Живко глянул на меня пристально и несколько удивленно, потом на устах его появилась грустная и чуть болезненная улыбка.
- Это государственная тайна, - сказал он. - Но тебе я могу сказать, что пока мы к таким методам не прибегаем.
Через год мне стало известно, что Живко уволен из Министерства и назначен директором какого-то промышленного предприятия в провинции. Потом пронесся слух, что его сняли и с новой должности, арестовали и отправили в лагерь на принудительные работы. Просто гром среди ясного неба. Дошли до меня и кое-какие подробности, усугубившие мое изумление. Живко обвиняли в шпионаже в пользу иностранного государства. Да как же это возможно, как возможно? Ведь я столько лет его знал, фашистские власти в свое время бросили его в концлагерь, потом пришла свобода. Когда сумел он связаться с зарубежным государством и стать его шпионом? И с какой стати, ведь он еще юношей проникся коммунистическими идеями! Я был подавлен, сердце полнилось горечью. Но я оторвал от своего огорченного сердца маленький кусочек, смирился с потерей друга и продолжал жить. В конце концов, это факт классовой борьбы. А может, и какая-то ошибка. Пройдет время, и ошибка будет исправлена.
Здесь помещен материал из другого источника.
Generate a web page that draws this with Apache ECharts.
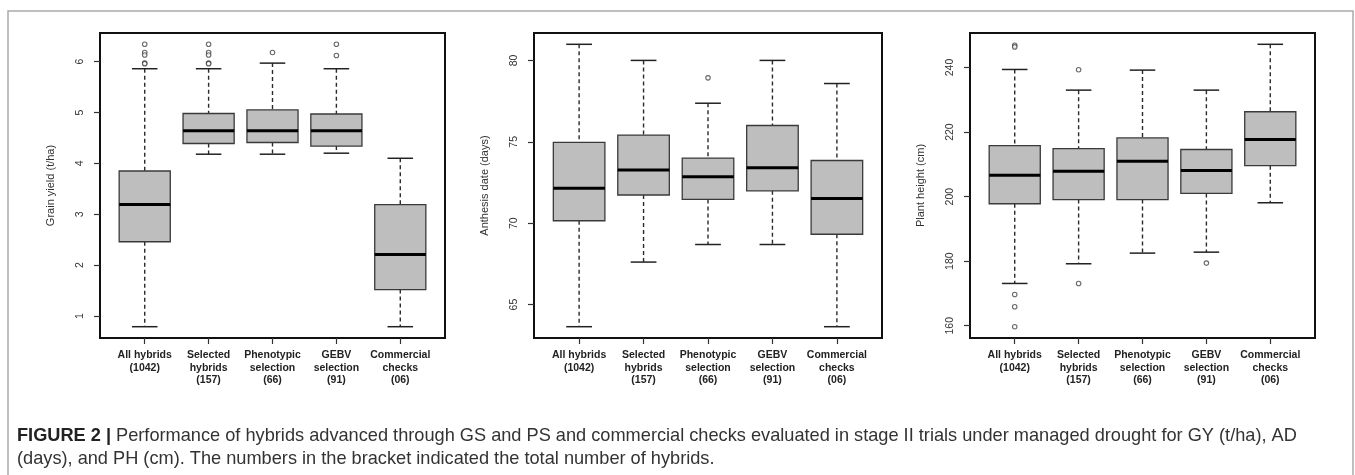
<!DOCTYPE html>
<html>
<head>
<meta charset="utf-8">
<script src="https://cdn.jsdelivr.net/npm/echarts@6/dist/echarts.min.js"></script>
<style>
html,body{margin:0;padding:0;background:#fff;}
#chart{width:1355px;height:475px;}
</style>
</head>
<body>
<div id="chart"></div>
<script>
// ---- data ----
const categories = ['All hybrids\n(1042)', 'Selected\nhybrids\n(157)', 'Phenotypic\nselection\n(66)', 'GEBV\nselection\n(91)', 'Commercial\nchecks\n(06)'];
// five-number summaries: [lower whisker, Q1, median, Q3, upper whisker]
const gyStats = [
  [0.79, 2.46, 3.19, 3.85, 5.86],
  [4.18, 4.39, 4.64, 4.98, 5.86],
  [4.18, 4.41, 4.64, 5.05, 5.97],
  [4.20, 4.34, 4.64, 4.97, 5.86],
  [0.79, 1.52, 2.21, 3.19, 4.10]
];
const gyOutliers = [[1, 6.34], [1, 6.18], [1, 6.13], [1, 5.97], [1, 5.96], [2, 6.34], [2, 6.18], [2, 6.13], [2, 5.97], [2, 5.96], [3, 6.18], [4, 6.34], [4, 6.12]];
const adStats = [
  [63.64, 70.15, 72.14, 74.96, 80.99],
  [67.61, 71.73, 73.27, 75.41, 80.00],
  [68.69, 71.46, 72.86, 74.00, 77.37],
  [68.69, 71.99, 73.41, 76.00, 80.00],
  [63.64, 69.32, 71.52, 73.85, 78.58]
];
const adOutliers = [[3, 78.93]];
const phStats = [
  [173.1, 197.8, 206.6, 215.8, 239.4],
  [179.2, 199.1, 207.9, 214.9, 233.0],
  [182.5, 199.1, 211.0, 218.2, 239.2],
  [182.8, 201.0, 208.1, 214.6, 233.0],
  [198.1, 209.6, 217.7, 226.3, 247.2]
];
const phOutliers = [[1, 246.9], [1, 246.4], [1, 169.7], [1, 165.9], [1, 159.7], [2, 239.3], [2, 173.1], [4, 179.4]];
const gyTicks = [1, 2, 3, 4, 5, 6];
const adTicks = [65, 70, 75, 80];
const phTicks = [160, 180, 200, 220, 240];
const yNames = ['Grain yield (t/ha)', 'Anthesis date (days)', 'Plant height (cm)'];
const caption1 = 'Performance of hybrids advanced through GS and PS and commercial checks evaluated in stage II trials under managed drought for GY (t/ha), AD';
const caption2 = '(days), and PH (cm). The numbers in the bracket indicated the total number of hybrids.';

// ---- chart ----
const panels = [
  {stats: gyStats, out: gyOutliers, ticks: gyTicks, left: 100, width: 345},
  {stats: adStats, out: adOutliers, ticks: adTicks, left: 534, width: 348},
  {stats: phStats, out: phOutliers, ticks: phTicks, left: 970, width: 345}
];

function extent(stats, out) {
  let lo = Infinity, hi = -Infinity;
  stats.forEach(r => r.forEach(v => { lo = Math.min(lo, v); hi = Math.max(hi, v); }));
  out.forEach(p => { lo = Math.min(lo, p[1]); hi = Math.max(hi, p[1]); });
  const pad = (hi - lo) * 0.04;
  return [lo - pad, hi + pad];
}

const dashed = {stroke: '#2a2a2a', lineWidth: 1.4, lineDash: [4, 3]};
const solid = {stroke: '#222', lineWidth: 1.5};
const FONT = 'Liberation Sans, Arial, sans-serif';

function renderBox(params, api) {
  const x = api.value(0);
  const pLo = api.coord([x, api.value(1)]);
  const pQ1 = api.coord([x, api.value(2)]);
  const pMd = api.coord([x, api.value(3)]);
  const pQ3 = api.coord([x, api.value(4)]);
  const pHi = api.coord([x, api.value(5)]);
  const bw = api.size([0.8, 0])[0];
  const cw = bw * 0.5;
  const cx = pMd[0];
  return {type: 'group', children: [
    {type: 'line', shape: {x1: cx, y1: pHi[1], x2: cx, y2: pQ3[1]}, style: dashed},
    {type: 'line', shape: {x1: cx, y1: pQ1[1], x2: cx, y2: pLo[1]}, style: dashed},
    {type: 'line', shape: {x1: cx - cw / 2, y1: pHi[1], x2: cx + cw / 2, y2: pHi[1]}, style: solid},
    {type: 'line', shape: {x1: cx - cw / 2, y1: pLo[1], x2: cx + cw / 2, y2: pLo[1]}, style: solid},
    {type: 'rect', shape: {x: cx - bw / 2, y: pQ3[1], width: bw, height: pQ1[1] - pQ3[1]}, style: {fill: '#bebebe', stroke: '#3a3a3a', lineWidth: 1.3}},
    {type: 'line', shape: {x1: cx - bw / 2, y1: pMd[1], x2: cx + bw / 2, y2: pMd[1]}, style: {stroke: '#000', lineWidth: 3}}
  ]};
}

const grid = [], xAxis = [], yAxis = [], series = [];
panels.forEach((p, i) => {
  const [ymin, ymax] = extent(p.stats, p.out);
  grid.push({left: p.left, width: p.width, top: 33, height: 305, show: true, borderColor: '#111', borderWidth: 2, backgroundColor: 'transparent'});
  xAxis.push({
    type: 'value', gridIndex: i, min: 0.3, max: 5.7,
    splitLine: {show: false}, axisLine: {show: false},
    axisTick: {show: true, length: 6, lineStyle: {color: '#333', width: 1.2}, customValues: [1, 2, 3, 4, 5]},
    axisLabel: {customValues: [1, 2, 3, 4, 5], formatter: v => categories[Math.round(v) - 1] || '',
      fontFamily: FONT, fontWeight: 'bold', fontSize: 10.5, lineHeight: 12.5, color: '#222', margin: 11, verticalAlign: 'top'}
  });
  yAxis.push({
    type: 'value', gridIndex: i, min: ymin, max: ymax,
    name: yNames[i], nameLocation: 'middle', nameGap: 44, nameRotate: 90,
    nameTextStyle: {fontFamily: FONT, fontSize: 11, color: '#333'},
    splitLine: {show: false}, axisLine: {show: false},
    axisTick: {show: true, length: 6, lineStyle: {color: '#333', width: 1.2}, customValues: p.ticks},
    axisLabel: {customValues: p.ticks, rotate: 90, fontFamily: FONT, fontSize: 10.5, color: '#333', margin: 14}
  });
  series.push({
    type: 'custom', xAxisIndex: i, yAxisIndex: i,
    renderItem: renderBox,
    encode: {x: 0, y: [1, 2, 3, 4, 5]},
    data: p.stats.map((r, k) => [k + 1].concat(r)),
    silent: true
  });
  series.push({
    type: 'scatter', xAxisIndex: i, yAxisIndex: i,
    symbol: 'circle', symbolSize: 4.5,
    itemStyle: {color: '#fff', borderColor: '#444', borderWidth: 1.1},
    data: p.out, silent: true
  });
});

const chart = echarts.init(document.getElementById('chart'), null, {renderer: 'canvas'});
chart.setOption({
  animation: false,
  grid, xAxis, yAxis, series,
  graphic: [
    {type: 'rect', shape: {x: 8, y: 11, width: 1345, height: 500}, style: {fill: 'none', stroke: '#aaa', lineWidth: 1.5}, silent: true},
    {type: 'text', left: 17, top: 427, style: {
      text: '{b|FIGURE 2 |} ' + caption1,
      rich: {b: {fontWeight: 'bold', fontSize: 18.2, fontFamily: FONT, fill: '#222'}},
      fontSize: 18.2, fontFamily: FONT, fill: '#333'}},
    {type: 'text', left: 17, top: 450, style: {
      text: caption2, fontSize: 18.2, fontFamily: FONT, fill: '#333'}}
  ]
});
</script>
</body>
</html>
Оторвать этот кусочек сердца мне удалось сравнительно легко, потому что тогда чрезвычайно много разговоров шло о необходимости соблюдать государственную тайну и быть бдительным. Согласно теории Сталина, классовая борьба обострялась, бдительность была провозглашена высшим законом. Даже когда к нам в гости приходили друзья или близкие, я зорко следил за их разговорами с политической точки зрения и при каждой неправильной, как я считал, мысли прерывал их и напоминал о бдительности. Все же, прямолинейная идейность не могла совсем вытеснить горечь из сердца. Ряд учреждений запросили у меня характеристики на друзей и знакомых, я самым добросовестным образом их написал, а на душе становилось все тяжелее. В такой практике было что то правильное, но и неправильное, допустимое, но и недопустимое, что-то формальное и что-то страшное. Она превращала человека в мумию, лишала его естественных - как положительных, так и отрицательных - качеств, требовала, чтобы он блистал каким-то идеальным совершенством. Отправляясь на работу в свое учреждение, я чувствовал упадок духа и подавленность. Лишь дома, но тоже не до конца, я избавлялся от наэлектризованной, напряженной и тревожной атмосферы времени.